#### OBJECTIVE
Present the following data again exactly as it is shown.

#### DATA BLOCK
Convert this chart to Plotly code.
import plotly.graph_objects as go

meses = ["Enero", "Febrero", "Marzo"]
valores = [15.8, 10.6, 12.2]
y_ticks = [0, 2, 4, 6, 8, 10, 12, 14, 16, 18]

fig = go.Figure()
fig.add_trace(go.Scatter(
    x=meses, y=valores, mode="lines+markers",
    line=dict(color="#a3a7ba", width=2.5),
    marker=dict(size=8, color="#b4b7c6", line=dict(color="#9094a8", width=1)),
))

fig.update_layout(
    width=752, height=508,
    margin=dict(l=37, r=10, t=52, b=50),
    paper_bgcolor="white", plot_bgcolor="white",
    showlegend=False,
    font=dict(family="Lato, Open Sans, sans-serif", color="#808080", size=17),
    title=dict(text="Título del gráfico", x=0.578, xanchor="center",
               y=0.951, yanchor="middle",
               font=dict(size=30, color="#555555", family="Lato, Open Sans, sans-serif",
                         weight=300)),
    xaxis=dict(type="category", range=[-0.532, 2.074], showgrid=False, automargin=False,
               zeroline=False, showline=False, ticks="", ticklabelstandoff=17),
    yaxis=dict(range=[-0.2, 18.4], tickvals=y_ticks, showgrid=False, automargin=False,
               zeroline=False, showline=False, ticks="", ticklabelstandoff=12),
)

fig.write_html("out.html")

#### TASK ANSWER
Convert this chart to Plotly code.
import plotly.graph_objects as go

meses = ["Enero", "Febrero", "Marzo"]
valores = [15.8, 10.6, 12.2]
y_ticks = [0, 2, 4, 6, 8, 10, 12, 14, 16, 18]

fig = go.Figure()
fig.add_trace(go.Scatter(
    x=meses, y=valores, mode="lines+markers",
    line=dict(color="#a3a7ba", width=2.5),
    marker=dict(size=8, color="#b4b7c6", line=dict(color="#9094a8", width=1)),
))

fig.update_layout(
    width=752, height=508,
    margin=dict(l=37, r=10, t=52, b=50),
    paper_bgcolor="white", plot_bgcolor="white",
    showlegend=False,
    font=dict(family="Lato, Open Sans, sans-serif", color="#808080", size=17),
    title=dict(text="Título del gráfico", x=0.578, xanchor="center",
               y=0.951, yanchor="middle",
               font=dict(size=30, color="#555555", family="Lato, Open Sans, sans-serif",
                         weight=300)),
    xaxis=dict(type="category", range=[-0.532, 2.074], showgrid=False, automargin=False,
               zeroline=False, showline=False, ticks="", ticklabelstandoff=17),
    yaxis=dict(range=[-0.2, 18.4], tickvals=y_ticks, showgrid=False, automargin=False,
               zeroline=False, showline=False, ticks="", ticklabelstandoff=12),
)

fig.write_html("out.html")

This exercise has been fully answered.